Jeff Mauldin said...

Hey Ken. I see your comments often over at transterrestrial musings, and I've always been intrigued by your vision for large scale Mars settlement.

In rereading the following before posting, I see that it reads a bit like I'm complaining that your ideas won't work. That's not the case--I'm trying to connect up your ideas with what I think is necessary to colonize Mars and see how your ideas can make that possible. Please read the rest of the comment in that spirit.


The biggest issue I see with how you envision things working is that you seem to focus on, for lack of a better term, a monetary situation when the root problem is more one of basic economics. Herein I mean the classic definition of economics: economics is about the production and distribution of goods and services.

I see your point that living on mars is possible with gaslight technology. I see you point that Mars settlers could, presumably with robotic labor, make spacious dwellings and live comfortably rather than in some imagined survival mode.

But the problem is that the basic production of goods and services on Mars is going to take a whale of a kickstart. And it's also not at all clear that the production and distribution of goods and services on Mars in any way benefits Earth, and thus people on Earth have little or no interest in getting it going. Sure, once the economy there is going strong, when there is plenty of labor, plenty of capital invested (infrastructure, machines, buildings) it can be self sustaining and prosperous. And with the internet Mars can be a (lightspeed delayed) member of the same virtual community as Earth. But the hurdle for that initial setup is huge, and it also requires a lot of initial investment from people on earth who are not going to Mars and who probably want to see a return on their investment on some short timeframe. Even if all Mars settlers are millionaires, what matters is if they can produce the goods and services they need. And while settlers of the "New World" in our history did go off for partially or largely non-economic reasons, they still had economic ties back across the ocean and the initial investment to get a colony fully up and running was supportable by a small group of people. And they were able to run an economy when they got there. (Sometimes with a bad start and bad economic setups, as Rush Limbaugh likes to talk about at Thanksgiving.)

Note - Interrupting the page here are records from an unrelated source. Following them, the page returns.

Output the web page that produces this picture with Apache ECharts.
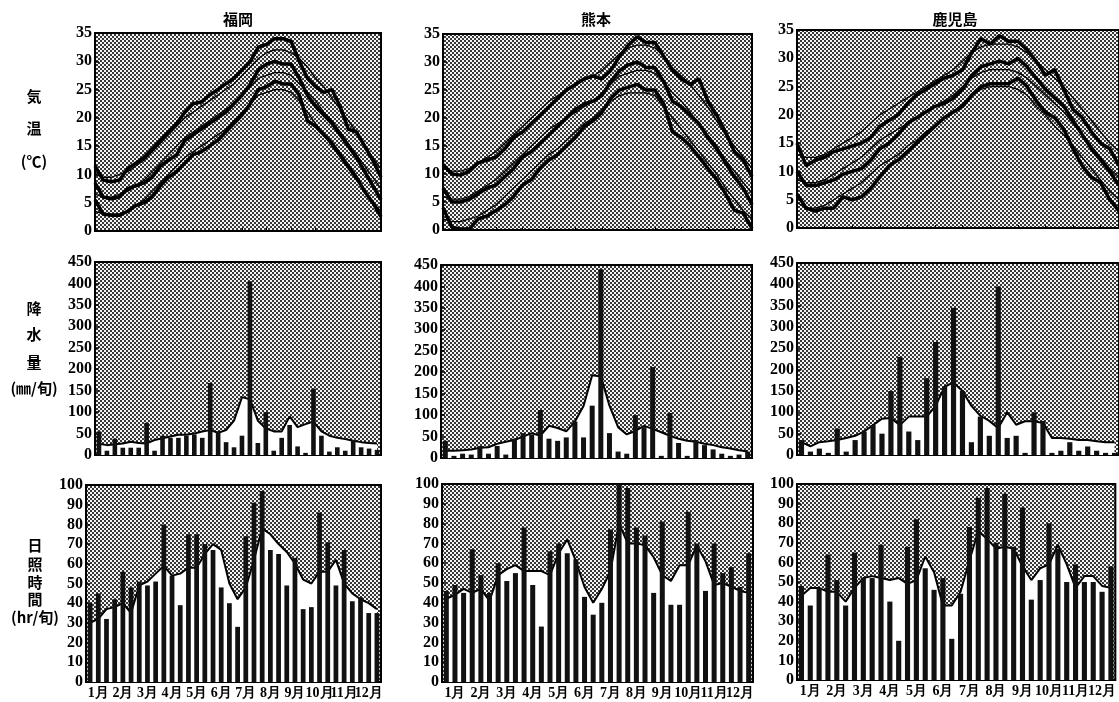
<!DOCTYPE html>
<html>
<head>
<meta charset="utf-8">
<script src="https://cdn.jsdelivr.net/npm/echarts@6/dist/echarts.min.js"></script>
<style>
  html, body { margin: 0; padding: 0; background: #fff; }
  #chart { width: 1119px; height: 702px; }
</style>
</head>
<body>
<div id="chart"></div>
<script>
// 旬別の気候図 (福岡・熊本・鹿児島)
var months = ['1月', '2月', '3月', '4月', '5月', '6月', '7月', '8月', '9月', '10月', '11月', '12月'];
var dekads = [];
months.forEach(function (m) {
  ['上旬', '中旬', '下旬'].forEach(function (d) { dekads.push(m + d); });
});
var stations = ['福岡', '熊本', '鹿児島'];

// 気温 (℃) 太線 = その年, 細線 = 平年
var fukuokaMax = [11.5, 9, 8.7, 9, 11, 12, 13, 14.5, 16, 17.5, 19, 21, 22.5, 22.8, 24, 25, 26, 27, 28.5, 30, 32.5, 33, 34, 34, 33.5, 30, 27, 25.5, 24.5, 25, 22, 18, 17.5, 15, 12.5, 9.5];
var fukuokaMean = [8.5, 6, 5.7, 6, 7.5, 8, 8.5, 9.5, 11.5, 12.5, 13.5, 16, 17, 18, 19, 20, 21, 22.5, 24, 26, 28.5, 29.5, 30, 29.5, 29.5, 27, 24, 22, 20.5, 19, 17, 15, 13, 10.5, 8, 5.5];
var fukuokaMin = [5.5, 3, 2.8, 2.8, 3.5, 4.5, 5, 6, 8, 9.5, 10.5, 12, 13.5, 14, 15, 16, 17.5, 19, 20.5, 22.5, 25, 25.5, 26.5, 26, 26, 24, 19.5, 18.5, 17, 15.5, 13.5, 11.5, 9.5, 7, 5, 2.5];
var fukuokaMaxNormal = [10, 9.5, 9.5, 10, 10.5, 11.5, 12.5, 14, 15.5, 17, 18.5, 20, 21, 22, 23, 24, 25, 26, 27.5, 29, 30.5, 31.5, 32, 32, 31.5, 30.5, 29, 27, 25.5, 23.5, 21.5, 19.5, 17.5, 15, 13, 11];
var fukuokaMeanNormal = [6.5, 6, 6, 6.5, 7, 8, 9, 10.5, 12, 13.5, 15, 16.5, 17.5, 18.5, 19.5, 20.5, 21.5, 22.5, 24, 25.5, 27, 27.5, 28, 28, 27.5, 26, 24.5, 23, 21, 19.5, 17.5, 15.5, 13.5, 11.5, 9.5, 7.5];
var fukuokaMinNormal = [3.5, 3, 3, 3, 3.5, 4.5, 5.5, 7, 8.5, 10, 11.5, 13, 14, 15, 16, 17, 18, 19.5, 21, 22.5, 24, 24.5, 25, 25, 24.5, 23, 21, 19, 17, 15, 13, 11, 9, 7, 5, 3.5];

var kumamotoMax = [11.7, 10, 9.8, 10.5, 12, 12.5, 13, 14.5, 16.5, 17.5, 19, 20.5, 22, 23.5, 25, 26, 27, 27.5, 27, 28.5, 31, 33, 34.5, 33.5, 33.5, 31, 28.5, 27, 26, 27, 23, 20.5, 17.5, 14, 12.5, 9.5];
var kumamotoMean = [7.5, 5, 5, 5.5, 6.5, 7.5, 8, 9.5, 11, 13, 14, 15.5, 17, 18.5, 20, 21.5, 22.5, 23, 24, 26.5, 28.5, 29.5, 30, 29, 29, 26.5, 23, 22, 20.5, 19, 16.5, 14.5, 12, 9.5, 7.5, 4.5];
var kumamotoMin = [4, 0.5, 0.2, 0.2, 2, 2.5, 3.5, 4.5, 6, 8, 9, 11, 12.5, 13.5, 15, 16.5, 18.5, 19.5, 21, 23.5, 25, 25.5, 26, 25, 25, 22.5, 17.5, 16.5, 15, 13, 11, 9, 6.5, 3.5, 3, 0.3];
var kumamotoMaxNormal = [11, 10.5, 10.5, 11, 12, 13, 14, 15.5, 17, 18.5, 20, 21.5, 23, 24, 25, 26, 27, 27.5, 28.5, 30, 31.5, 32.5, 33, 33, 32.5, 31, 29, 27.5, 26, 24, 22, 19.5, 17, 15, 13, 11];
var kumamotoMeanNormal = [6, 5.5, 5.5, 6, 7, 8, 9, 10.5, 12, 13.5, 15, 16.5, 18, 19, 20, 21, 22, 23, 24.5, 26, 27.5, 28, 28.5, 28.5, 28, 26.5, 24.5, 23, 21, 19, 17, 15, 12.5, 10.5, 8.5, 6.5];
var kumamotoMinNormal = [2, 1.5, 1.5, 2, 2.5, 3.5, 4.5, 6, 7.5, 9, 10.5, 12, 13.5, 14.5, 16, 17.5, 19, 20, 21.5, 23, 24, 24.5, 24.5, 24.5, 24, 22, 20, 18, 16, 14, 12, 10, 7.5, 5.5, 3.5, 2];

var kagoshimaMax = [15, 11, 12, 12.5, 13.5, 14, 14.5, 15, 16, 18, 19, 20, 22, 23.5, 24.5, 25.5, 26.5, 27, 28, 31, 33.5, 32.5, 34, 33, 33, 31.5, 29.5, 27, 28, 24.5, 21, 19.5, 17, 15, 14, 11];
var kagoshimaMean = [10, 7.5, 7.5, 8, 8.5, 9.5, 10, 10.5, 12, 14, 15, 16.5, 18.5, 19.5, 20.5, 21.5, 22, 23, 24.5, 27, 28.5, 29, 29.5, 29, 30, 28.5, 26.5, 24.5, 23, 21.5, 19, 16.5, 14, 12, 10, 7.5];
var kagoshimaMin = [6, 3.5, 3, 3.5, 3.5, 5.5, 5, 5.5, 7, 9, 11, 12, 13.5, 15, 16.5, 18, 19.5, 20.5, 21.5, 23.5, 25, 25.5, 25.5, 25.5, 26.5, 25, 22.5, 20.5, 19.5, 17.5, 14, 11, 9, 8, 5, 3];
var kagoshimaMaxNormal = [13, 12.5, 12.5, 13, 14, 15, 16, 17, 18.5, 20, 21, 22, 23, 24, 25, 26, 27, 28, 29.5, 31, 32, 32.5, 32.5, 32.5, 32, 31, 29.5, 28, 26.5, 25, 23, 21, 19, 17, 15, 13.5];
var kagoshimaMeanNormal = [8.5, 8, 8, 8.5, 9.5, 10.5, 11.5, 12.5, 14, 15.5, 16.5, 17.5, 18.5, 19.5, 20.5, 21.5, 22.5, 23.5, 25, 26.5, 27.5, 28, 28, 28, 27.5, 26.5, 25, 23.5, 22, 20.5, 18.5, 16.5, 14.5, 12.5, 10.5, 9];
var kagoshimaMinNormal = [4.5, 3.5, 3.5, 4, 5, 6, 7, 8, 9.5, 11, 12, 13, 14.5, 15.5, 17, 18, 19.5, 20.5, 22, 23.5, 24.5, 25, 25, 25, 24.5, 23.5, 21.5, 20, 18, 16.5, 14.5, 12.5, 10.5, 8.5, 6.5, 5];

// 降水量 (mm/旬) 棒 = その年, 線 = 平年
var fukuokaRain = [55, 10, 38, 17, 17, 17, 75, 10, 45, 40, 40, 45, 48, 40, 168, 55, 30, 18, 45, 405, 28, 100, 10, 40, 70, 20, 5, 155, 45, 8, 18, 10, 35, 18, 15, 12];
var fukuokaRainNormal = [26, 23, 25, 27, 31, 28, 27, 35, 39, 43, 47, 47, 50, 55, 58, 52, 58, 80, 135, 130, 80, 62, 55, 55, 90, 65, 72, 78, 55, 45, 40, 37, 33, 30, 28, 27];
var kumamotoRain = [40, 5, 10, 8, 28, 10, 28, 8, 45, 58, 55, 112, 45, 40, 48, 85, 48, 122, 440, 58, 15, 10, 100, 72, 212, 5, 105, 35, 5, 42, 30, 20, 10, 5, 8, 15];
var kumamotoRainNormal = [17, 17, 18, 20, 24, 25, 33, 38, 42, 50, 58, 52, 75, 70, 62, 85, 121, 193, 190, 122, 72, 55, 63, 75, 68, 60, 52, 45, 40, 38, 33, 30, 25, 22, 18, 15];
var kagoshimaRain = [35, 8, 15, 5, 62, 8, 35, 55, 70, 50, 150, 230, 55, 35, 180, 265, 160, 345, 150, 30, 90, 45, 395, 40, 45, 5, 100, 80, 5, 10, 30, 10, 20, 10, 5, 5];
var kagoshimaRainNormal = [30, 20, 30, 32, 35, 40, 45, 55, 70, 85, 87, 70, 90, 90, 90, 115, 160, 170, 150, 115, 92, 80, 63, 100, 71, 79, 79, 75, 40, 40, 38, 35, 35, 32, 30, 30];

// 日照時間 (hr/旬)
var fukuokaSun = [40, 45, 32, 42, 56, 48, 51, 49, 51, 80, 54, 39, 75, 75, 70, 67, 48, 40, 28, 74, 91, 97, 67, 65, 49, 63, 37, 38, 86, 71, 49, 67, 41, 43, 35, 35];
var fukuokaSunNormal = [30, 32, 37, 38, 40, 35, 49, 51, 55, 59, 54, 55, 58, 58, 65, 70, 67, 50, 42, 48, 62, 78, 75, 70, 66, 60, 52, 50, 56, 56, 62, 50, 45, 42, 40, 37];
var kumamotoSun = [46, 49, 45, 67, 54, 45, 60, 51, 55, 78, 49, 28, 66, 70, 65, 62, 43, 34, 40, 77, 100, 98, 78, 74, 45, 81, 39, 39, 86, 70, 46, 70, 55, 58, 48, 65];
var kumamotoSunNormal = [42, 44, 47, 45, 47, 41, 54, 57, 59, 56, 56, 56, 54, 65, 72, 61, 48, 40, 47, 56, 80, 70, 70, 69, 63, 54, 51, 59, 59, 69, 61, 49, 50, 48, 46, 45];
var kagoshimaSun = [48, 38, 47, 64, 51, 38, 65, 52, 52, 69, 40, 20, 68, 82, 57, 46, 52, 21, 44, 78, 93, 98, 70, 95, 68, 88, 41, 51, 80, 67, 50, 59, 50, 50, 45, 58];
var kagoshimaSunNormal = [43, 47, 47, 45, 45, 40, 47, 52, 53, 52, 51, 52, 49, 51, 63, 55, 38, 38, 45, 61, 76, 72, 67, 68, 67, 58, 51, 57, 59, 69, 59, 47, 53, 53, 48, 47];

var tempSets = [
  [fukuokaMax, fukuokaMean, fukuokaMin, fukuokaMaxNormal, fukuokaMeanNormal, fukuokaMinNormal],
  [kumamotoMax, kumamotoMean, kumamotoMin, kumamotoMaxNormal, kumamotoMeanNormal, kumamotoMinNormal],
  [kagoshimaMax, kagoshimaMean, kagoshimaMin, kagoshimaMaxNormal, kagoshimaMeanNormal, kagoshimaMinNormal]
];
var rainSets = [[fukuokaRain, fukuokaRainNormal], [kumamotoRain, kumamotoRainNormal], [kagoshimaRain, kagoshimaRainNormal]];
var sunSets = [[fukuokaSun, fukuokaSunNormal], [kumamotoSun, kumamotoSunNormal], [kagoshimaSun, kagoshimaSunNormal]];

// パネル位置 [left, top, right, bottom] (px) : 行 = 気温/降水量/日照, 列 = 地点
var boxes = [
  [[95, 33, 381, 231], [443, 34, 752, 230], [797, 30, 1121, 228]],
  [[95, 262, 381, 455], [441, 265, 752, 458], [797, 263, 1121, 455]],
  [[86, 485, 381, 682], [442, 484, 753, 682], [797, 484, 1121, 680]]
];
var yRanges = [[0, 35, 5], [0, 450, 50], [0, 100, 10]];

var numFont = 'Liberation Serif';
var jpFont = "'Noto Sans CJK JP', sans-serif";

// 網かけ (スクリーントーン風)
function dotPattern() {
  var c = document.createElement('canvas');
  c.width = 4;
  c.height = 4;
  var g = c.getContext('2d');
  g.fillStyle = '#f4f4f4';
  g.fillRect(0, 0, 4, 4);
  g.fillStyle = '#383838';
  g.fillRect(0, 0, 2, 2);
  g.fillRect(2, 2, 2, 2);
  return c;
}
var tone = { image: dotPattern(), repeat: 'repeat' };

var grids = [], xAxes = [], yAxes = [], series = [];

for (var row = 0; row < 3; row++) {
  for (var col = 0; col < 3; col++) {
    var idx = row * 3 + col;
    var b = boxes[row][col];
    grids.push({
      left: b[0], top: b[1], width: b[2] - b[0], height: b[3] - b[1],
      show: true, backgroundColor: tone, borderColor: '#000', borderWidth: 2
    });
    xAxes.push({
      type: 'category', gridIndex: idx, data: dekads,
      boundaryGap: row !== 0,
      axisLine: { show: false },
      axisTick: row === 0
        ? { show: true, inside: true, length: 3, interval: function (i) { return i % 3 === 0; }, lineStyle: { color: '#000' } }
        : { show: false },
      // 月名は中旬の位置にだけ出す (interval 0 なので端のラベルは自動で消されない)
      axisLabel: row === 2 ? {
        show: true, interval: 0,
        formatter: function (v, i) { return i % 3 === 1 ? v.replace(/[上中下]旬/, '') : ''; },
        fontFamily: numFont, fontWeight: 'bold', fontSize: 14, color: '#000', margin: 4
      } : { show: false },
      splitLine: { show: false }
    });
    var yr = yRanges[row];
    yAxes.push({
      type: 'value', gridIndex: idx, min: yr[0], max: yr[1], interval: yr[2],
      axisLine: { show: false },
      axisTick: { show: true, inside: true, length: 4, lineStyle: { color: '#000', width: 1.5 } },
      splitLine: { show: false },
      axisLabel: { fontFamily: numFont, fontWeight: 'bold', fontSize: 16, color: '#000', margin: 3 }
    });

    if (row === 0) {
      tempSets[col].forEach(function (arr, k) {
        series.push({
          type: 'line', xAxisIndex: idx, yAxisIndex: idx, data: arr,
          symbol: 'none', z: k < 3 ? 2 : 3,
          lineStyle: { color: '#000', width: k < 3 ? 3.5 : 1.3 }
        });
      });
    } else {
      var set = row === 1 ? rainSets[col] : sunSets[col];
      series.push({
        type: 'line', xAxisIndex: idx, yAxisIndex: idx, data: set[1],
        symbol: 'none', z: 2,
        lineStyle: { color: '#000', width: 2 },
        areaStyle: { color: '#fff', opacity: 1 }
      });
      series.push({
        type: 'bar', xAxisIndex: idx, yAxisIndex: idx, data: set[0],
        barWidth: '58%', z: 3,
        itemStyle: { color: '#111' }
      });
    }
  }
}

// 見出し・縦書きの軸名
var graphics = [];
var titleX = [238, 596, 955];
stations.forEach(function (s, i) {
  graphics.push({ type: 'text', x: titleX[i], y: 12, style: { text: s, fill: '#000', font: 'bold 15px ' + jpFont, textAlign: 'center' } });
});
function vlabel(x, ys, chars) {
  chars.forEach(function (t, i) {
    graphics.push({ type: 'text', x: x, y: ys[i], style: { text: t, fill: '#000', font: 'bold 15px ' + jpFont, textAlign: 'center', textVerticalAlign: 'middle' } });
  });
}
vlabel(34, [96, 128, 161], ['気', '温', '(℃)']);
vlabel(34, [308, 334, 362, 388], ['降', '水', '量', '(㎜/旬)']);
vlabel(35, [545, 564, 582, 599, 617], ['日', '照', '時', '間', '(hr/旬)']);

var chart = echarts.init(document.getElementById('chart'));
chart.setOption({
  animation: false,
  backgroundColor: '#fff',
  grid: grids,
  xAxis: xAxes,
  yAxis: yAxes,
  series: series,
  graphic: graphics
});
</script>
</body>
</html>
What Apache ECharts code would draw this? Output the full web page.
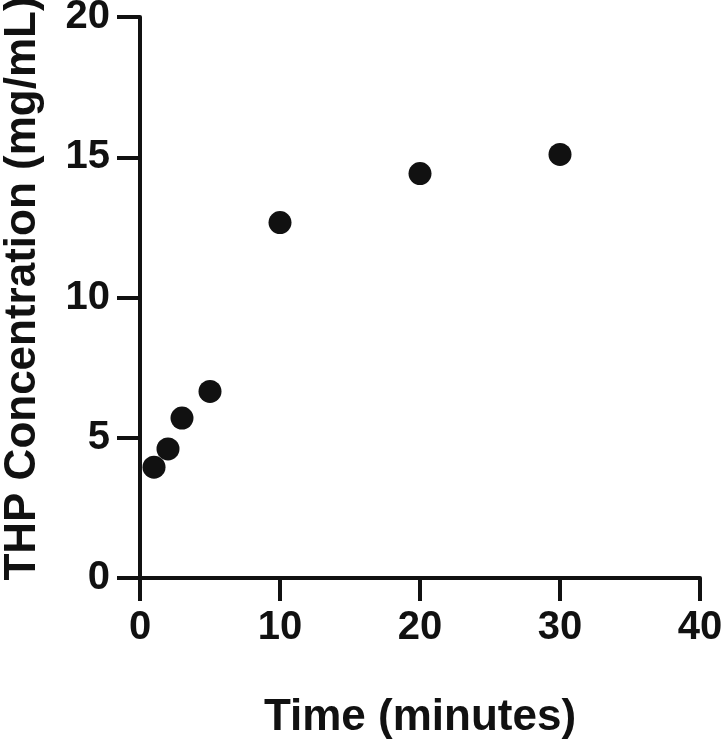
<!DOCTYPE html>
<html>
<head>
<meta charset="utf-8">
<script src="https://cdn.jsdelivr.net/npm/echarts@6/dist/echarts.min.js"></script>
<style>
html,body{margin:0;padding:0;background:#fff;}
#chart{width:722px;height:741px;}
</style>
</head>
<body>
<div id="chart"></div>
<script>
const timeMinutes = [1, 2, 3, 5, 10, 20, 30];
const thpConcentration = [3.95, 4.6, 5.7, 6.65, 12.67, 14.42, 15.1];
const xTicks = [0, 10, 20, 30, 40];
const yTicks = [0, 5, 10, 15, 20];
const xTitle = 'Time (minutes)';
const yTitle = 'THP Concentration (mg/mL)';

const ink = '#111111';
const font = '"Liberation Sans", Arial, Helvetica, sans-serif';
const chart = echarts.init(document.getElementById('chart'), null, {renderer: 'canvas'});
const axisCommon = {
  axisLine: {show: true, lineStyle: {color: ink, width: 4}},
  axisTick: {show: true, inside: false, length: 23, lineStyle: {color: ink, width: 4}},
  splitLine: {show: false},
  axisLabel: {color: ink, fontFamily: font, fontWeight: 'bold', fontSize: 40, margin: 30},
  nameTextStyle: {color: ink, fontFamily: font, fontWeight: 'bold', fontSize: 44}
};
chart.setOption({
  animation: false,
  backgroundColor: '#ffffff',
  grid: {left: 140, right: 22, top: 17, bottom: 163, containLabel: false, outerBoundsMode: 'none'},
  xAxis: Object.assign({}, axisCommon, {
    type: 'value', min: xTicks[0], max: xTicks[xTicks.length - 1], interval: 10,
    name: xTitle, nameLocation: 'middle', nameGap: 118,
    axisLabel: Object.assign({}, axisCommon.axisLabel, {margin: 30})
  }),
  yAxis: Object.assign({}, axisCommon, {
    type: 'value', min: yTicks[0], max: yTicks[yTicks.length - 1], interval: 5,
    name: yTitle, nameLocation: 'middle', nameGap: 95,
    nameTextStyle: Object.assign({}, axisCommon.nameTextStyle, {padding: [0, 0, 0, 18]})
  }),
  series: [{
    type: 'scatter',
    data: timeMinutes.map((t, i) => [t, thpConcentration[i]]),
    symbol: 'circle',
    symbolSize: 23,
    itemStyle: {color: ink, opacity: 1}
  }]
});
</script>
</body>
</html>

What is the close-to-complete list of equipment and the number of people necessary to get things going in a self sustaining way that wouldn't _require_ further input from Earth? How many trips, what space transport? How much would that cost? What actual economic impetus (goods and services) would keep earth sending more and more transports? Knowing that might make some of your trust and investment setup ideas make sense. What are the showstopping technical problems? And organizationally how do I manage that large sum of required capital so that it doesn't just get siphoned off into overhead and distractions? If I had 500 million dollars could I launch people for Mars within one year?

I think I've seen a comment of yours along the lines of "if you gave me a billion dollars to spend I could found a Mars colony." If that's accurate, what exactly would that entail? How many cargo loads get there before the first travelers and what is on them? If I go to settle Mars, will I be able to produce and distribute to meet colonial needs, and will there be surplus to grow with? Exactly what equipment will be there when I arrive? Nuclear power plants, pressurized backhoes and bulldozers, 3d printers which can operate on Mars in the open air, assembly line robots to construct other machines...

Just curious about how you think we could actually get to a Mars colony, not just a few random explorers.

ken_anthony said...

Hi Jeff, my reply is in the body of my post.